Büyükelçi Saparbekuly, "Güvenlik güçlerimizin arasında iki tane askerimizin kafası kesilerek bulunması bu da normal bir haydudun, yağmacının yapacağı bir iş değil. Bunun daha öncede örneklerini gördük. Başta Suriye olmak üzere, bu bölgelerdeki aşırı terörist grupların izlerini gösteriyor." diye konuştu.

O süreçte internet ve telefonlarının kapalı olduğuna dikkati çeken Saparbekuly, "Bunu da anladık ki bu grupların kendi aralarında iletişim telsizleri vardı. Savaş alanında öldürülen kendi mensuplarını savaş alanından çıkartmaya çalışması, bunların hepsini kendi izlerini yok etme taktikleri olarak algılayabiliriz." dedi.

Saparbekuly, ayrıca Kazakistan'da KazakRus çatışması ortamının oluşturulmak istendiğini de dile getirdi.

"19 Ocak'ta en son Barış Gücü evlerine dönecek"

Barış Gücü'nün iki gün önce ülkeden ayrılmaya başladığını aktaran Saparbekuly, "19 Ocak'ta en son Barış Gücü evlerine dönecek. Onların da bu dönemde Kazakistan'a gösterdiği destek kritiktir.
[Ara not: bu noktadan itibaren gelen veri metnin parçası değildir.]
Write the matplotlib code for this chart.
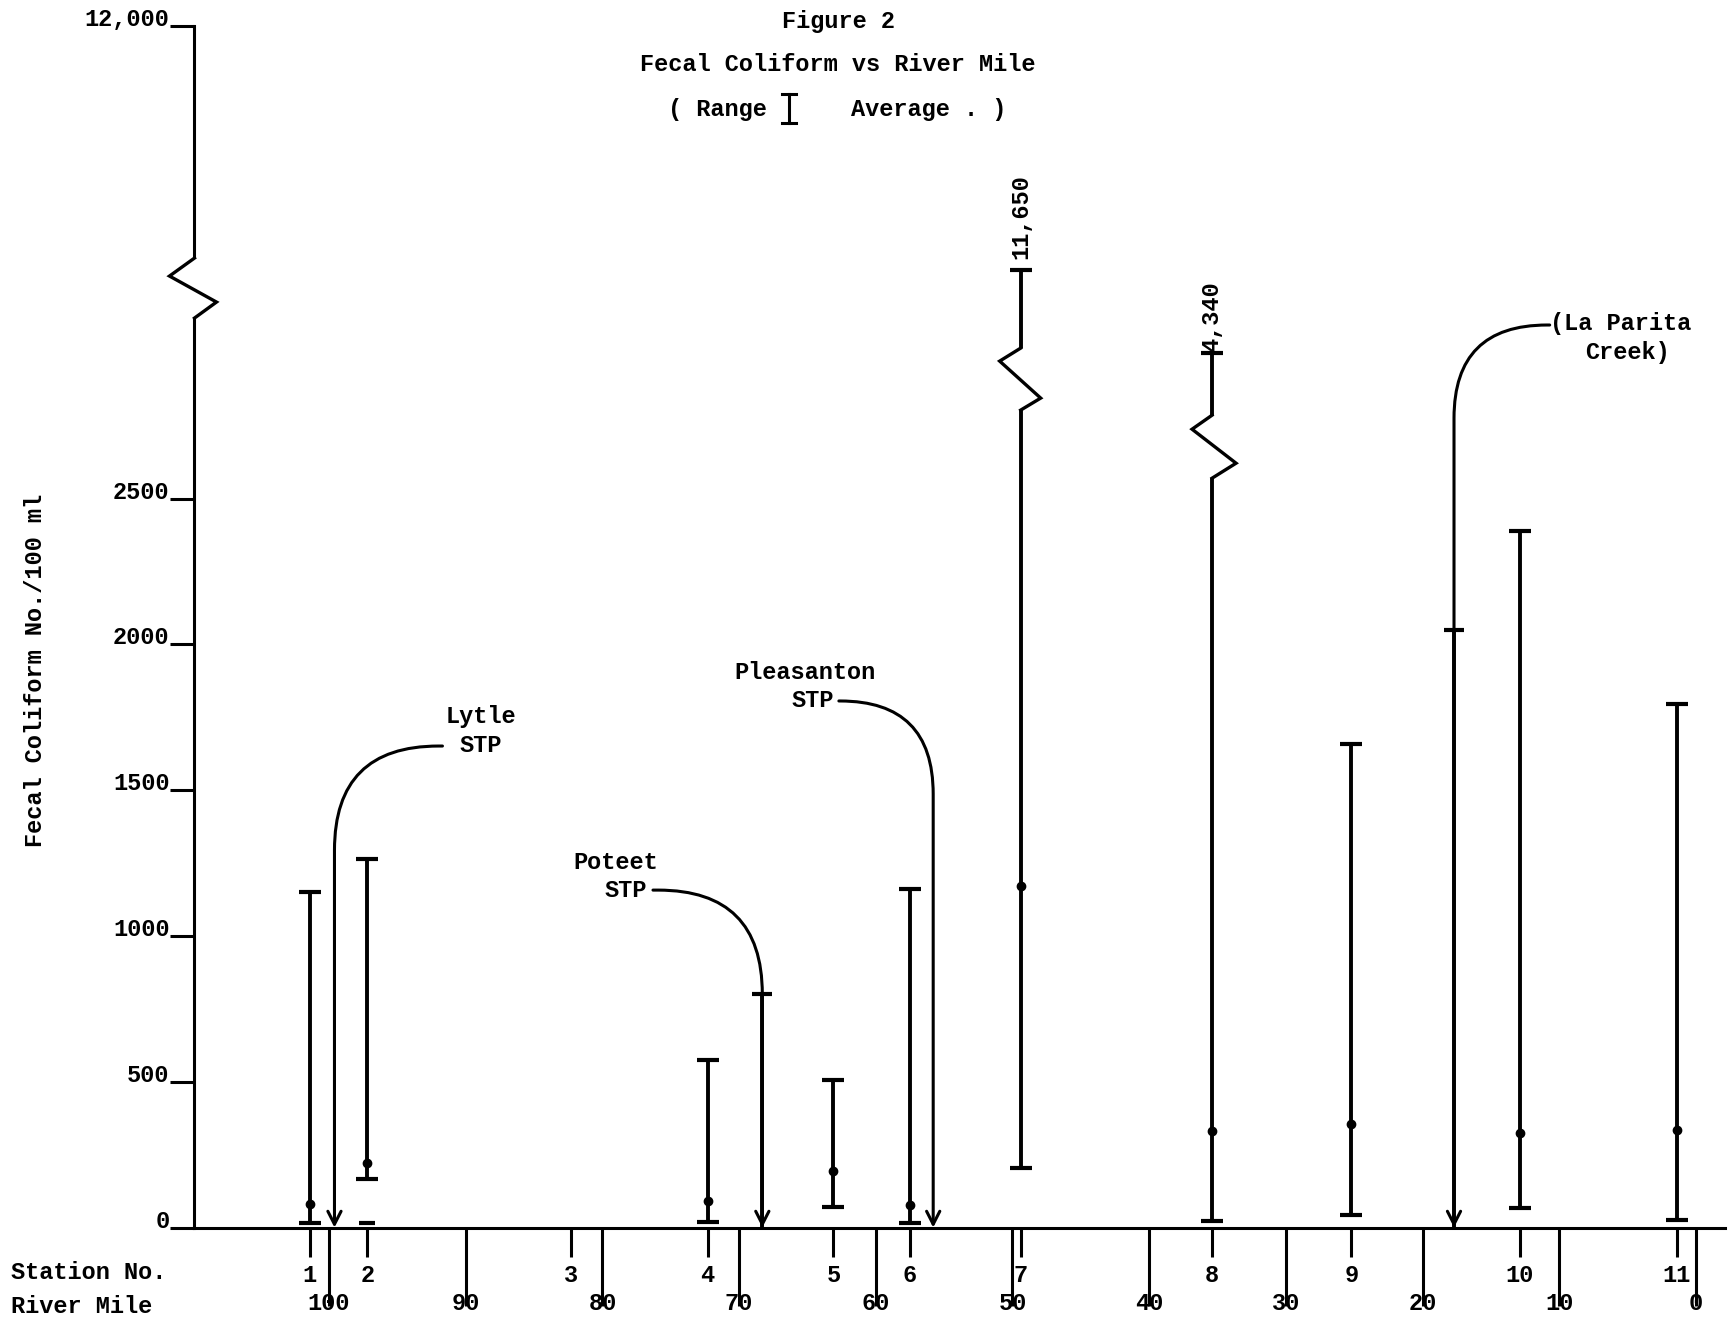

Bu, uluslararası çerçevede yaptığımız iş birliği temelinde Kazakistan'a güzel bir destek oldu." değerlendirmesini yaptı.

Bundan sonraki dönemde Kazakistan'ın neler yapacağına ilişkin Saparbekuly, Cumhurbaşkanı Tokayev'in açıklamalarını aktardı.

Saparbekuly, toplamda 9 vilayetin bu grupların eline geçtiği ve yağmalandığını ve birçok polis noktasının da saldırıya uğradığını hatırlatarak Cumhurbaşkanı Tokayev'in olayların aydınlatılması ve yaraların sarılması gerektiğine ilişkin vurgusunu paylaştı.

Öte yandan, buradaki zafiyetleri anlamaları gerektiğini de ifade eden Saparbekuly, Cumhurbaşkanı Tokayev'in gelecek dönemde güvenlik güçlerinin eğitilmesi ve kapasitesinin artırılması, Kazakistan'ın savunma gücünün artırılması ile askerliğin Kazakistan gençleri arasında sevdirilmesine ilişkin talimatlar verdiğini söyledi.

"Biz geleceğe daha çok umutla bakıyoruz"

Büyükelçi Saparbekuly, "Biz geleceğe daha çok umutla bakıyoruz. Bizim için bir musibet, bin nasihatten iyidir diyoruz. Belki daha kötü olaylar da olabilirdi. Bu olaylar bizim için büyük bir ders olsun." dedi.

Türk halkı, devleti ve siyasi partilerinin Kazakistan halkı ve devletiyle beraber olduğunu göstermesinin çok önemli olduğunu kaydeden Büyükelçi Saparbekuly, Türk halkına teşekkür etti.